- **Available data**:
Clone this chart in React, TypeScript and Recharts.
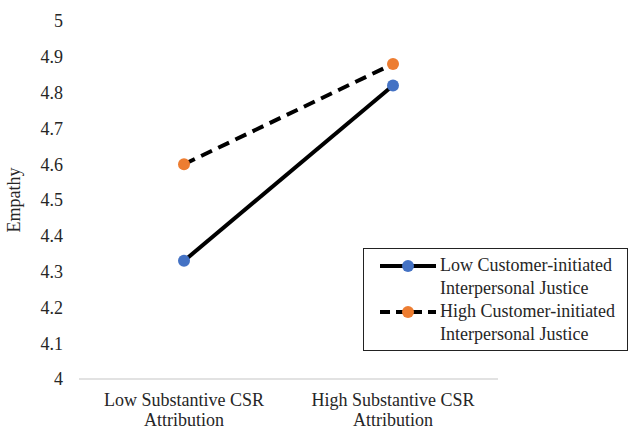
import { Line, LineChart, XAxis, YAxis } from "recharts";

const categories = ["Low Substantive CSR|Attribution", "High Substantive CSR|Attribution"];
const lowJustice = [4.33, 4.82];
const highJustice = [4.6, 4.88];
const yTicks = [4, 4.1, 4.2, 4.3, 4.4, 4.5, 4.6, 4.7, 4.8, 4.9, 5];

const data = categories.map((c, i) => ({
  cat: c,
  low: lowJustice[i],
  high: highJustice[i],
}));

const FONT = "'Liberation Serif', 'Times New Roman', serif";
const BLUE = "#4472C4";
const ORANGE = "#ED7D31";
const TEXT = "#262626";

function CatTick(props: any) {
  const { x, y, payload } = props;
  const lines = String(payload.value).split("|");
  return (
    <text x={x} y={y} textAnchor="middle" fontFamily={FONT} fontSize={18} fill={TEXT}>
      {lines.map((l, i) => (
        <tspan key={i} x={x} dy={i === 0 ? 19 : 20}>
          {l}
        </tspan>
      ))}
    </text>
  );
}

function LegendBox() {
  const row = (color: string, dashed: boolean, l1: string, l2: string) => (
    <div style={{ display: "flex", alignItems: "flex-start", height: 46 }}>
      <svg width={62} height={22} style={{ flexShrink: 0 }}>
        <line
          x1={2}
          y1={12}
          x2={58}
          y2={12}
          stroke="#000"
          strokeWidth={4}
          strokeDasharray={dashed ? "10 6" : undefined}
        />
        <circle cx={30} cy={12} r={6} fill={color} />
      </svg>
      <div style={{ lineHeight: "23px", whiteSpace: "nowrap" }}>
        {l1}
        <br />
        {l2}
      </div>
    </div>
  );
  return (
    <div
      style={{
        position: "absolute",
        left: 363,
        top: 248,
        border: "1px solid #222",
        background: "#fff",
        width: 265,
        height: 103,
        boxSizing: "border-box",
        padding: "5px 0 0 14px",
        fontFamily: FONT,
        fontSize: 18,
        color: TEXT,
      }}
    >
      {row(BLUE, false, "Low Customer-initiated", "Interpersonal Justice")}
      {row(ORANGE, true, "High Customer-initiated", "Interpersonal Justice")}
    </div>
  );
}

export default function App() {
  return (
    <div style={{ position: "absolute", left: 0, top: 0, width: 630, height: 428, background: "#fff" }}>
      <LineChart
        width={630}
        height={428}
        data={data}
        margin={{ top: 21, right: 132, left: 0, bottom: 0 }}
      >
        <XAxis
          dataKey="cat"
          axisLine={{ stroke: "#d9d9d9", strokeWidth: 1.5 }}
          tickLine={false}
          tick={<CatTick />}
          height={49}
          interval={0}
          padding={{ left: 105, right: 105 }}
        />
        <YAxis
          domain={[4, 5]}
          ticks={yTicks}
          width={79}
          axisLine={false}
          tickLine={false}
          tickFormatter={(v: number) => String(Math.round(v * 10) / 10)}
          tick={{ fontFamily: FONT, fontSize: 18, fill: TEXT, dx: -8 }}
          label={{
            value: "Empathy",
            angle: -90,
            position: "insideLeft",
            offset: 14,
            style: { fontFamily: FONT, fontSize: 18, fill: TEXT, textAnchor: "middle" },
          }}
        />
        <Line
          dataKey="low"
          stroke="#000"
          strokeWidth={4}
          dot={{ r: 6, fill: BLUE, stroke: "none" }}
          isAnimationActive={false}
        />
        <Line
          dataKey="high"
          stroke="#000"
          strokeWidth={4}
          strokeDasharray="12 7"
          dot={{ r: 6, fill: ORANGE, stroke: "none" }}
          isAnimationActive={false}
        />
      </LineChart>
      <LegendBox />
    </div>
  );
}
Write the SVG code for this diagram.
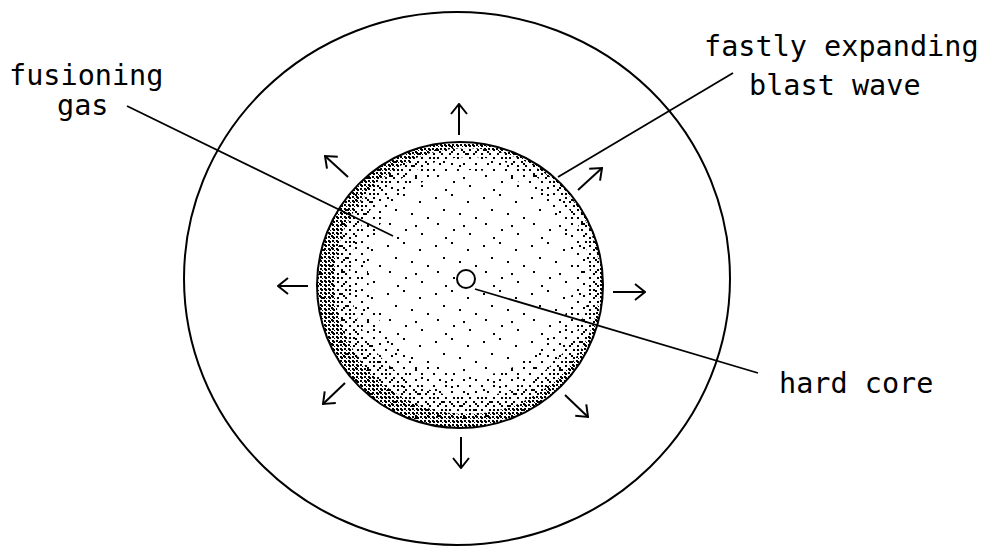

- **Given task**: Output the records above exactly as they are, leaving out the pictures.

- **Answer for the task**:
Clone this chart in React, TypeScript and Recharts.
import { Line, LineChart, XAxis, YAxis } from "recharts";

const categories = ["Low Substantive CSR|Attribution", "High Substantive CSR|Attribution"];
const lowJustice = [4.33, 4.82];
const highJustice = [4.6, 4.88];
const yTicks = [4, 4.1, 4.2, 4.3, 4.4, 4.5, 4.6, 4.7, 4.8, 4.9, 5];

const data = categories.map((c, i) => ({
  cat: c,
  low: lowJustice[i],
  high: highJustice[i],
}));

const FONT = "'Liberation Serif', 'Times New Roman', serif";
const BLUE = "#4472C4";
const ORANGE = "#ED7D31";
const TEXT = "#262626";

function CatTick(props: any) {
  const { x, y, payload } = props;
  const lines = String(payload.value).split("|");
  return (
    <text x={x} y={y} textAnchor="middle" fontFamily={FONT} fontSize={18} fill={TEXT}>
      {lines.map((l, i) => (
        <tspan key={i} x={x} dy={i === 0 ? 19 : 20}>
          {l}
        </tspan>
      ))}
    </text>
  );
}

function LegendBox() {
  const row = (color: string, dashed: boolean, l1: string, l2: string) => (
    <div style={{ display: "flex", alignItems: "flex-start", height: 46 }}>
      <svg width={62} height={22} style={{ flexShrink: 0 }}>
        <line
          x1={2}
          y1={12}
          x2={58}
          y2={12}
          stroke="#000"
          strokeWidth={4}
          strokeDasharray={dashed ? "10 6" : undefined}
        />
        <circle cx={30} cy={12} r={6} fill={color} />
      </svg>
      <div style={{ lineHeight: "23px", whiteSpace: "nowrap" }}>
        {l1}
        <br />
        {l2}
      </div>
    </div>
  );
  return (
    <div
      style={{
        position: "absolute",
        left: 363,
        top: 248,
        border: "1px solid #222",
        background: "#fff",
        width: 265,
        height: 103,
        boxSizing: "border-box",
        padding: "5px 0 0 14px",
        fontFamily: FONT,
        fontSize: 18,
        color: TEXT,
      }}
    >
      {row(BLUE, false, "Low Customer-initiated", "Interpersonal Justice")}
      {row(ORANGE, true, "High Customer-initiated", "Interpersonal Justice")}
    </div>
  );
}

export default function App() {
  return (
    <div style={{ position: "absolute", left: 0, top: 0, width: 630, height: 428, background: "#fff" }}>
      <LineChart
        width={630}
        height={428}
        data={data}
        margin={{ top: 21, right: 132, left: 0, bottom: 0 }}
      >
        <XAxis
          dataKey="cat"
          axisLine={{ stroke: "#d9d9d9", strokeWidth: 1.5 }}
          tickLine={false}
          tick={<CatTick />}
          height={49}
          interval={0}
          padding={{ left: 105, right: 105 }}
        />
        <YAxis
          domain={[4, 5]}
          ticks={yTicks}
          width={79}
          axisLine={false}
          tickLine={false}
          tickFormatter={(v: number) => String(Math.round(v * 10) / 10)}
          tick={{ fontFamily: FONT, fontSize: 18, fill: TEXT, dx: -8 }}
          label={{
            value: "Empathy",
            angle: -90,
            position: "insideLeft",
            offset: 14,
            style: { fontFamily: FONT, fontSize: 18, fill: TEXT, textAnchor: "middle" },
          }}
        />
        <Line
          dataKey="low"
          stroke="#000"
          strokeWidth={4}
          dot={{ r: 6, fill: BLUE, stroke: "none" }}
          isAnimationActive={false}
        />
        <Line
          dataKey="high"
          stroke="#000"
          strokeWidth={4}
          strokeDasharray="12 7"
          dot={{ r: 6, fill: ORANGE, stroke: "none" }}
          isAnimationActive={false}
        />
      </LineChart>
      <LegendBox />
    </div>
  );
}
Write the SVG code for this diagram.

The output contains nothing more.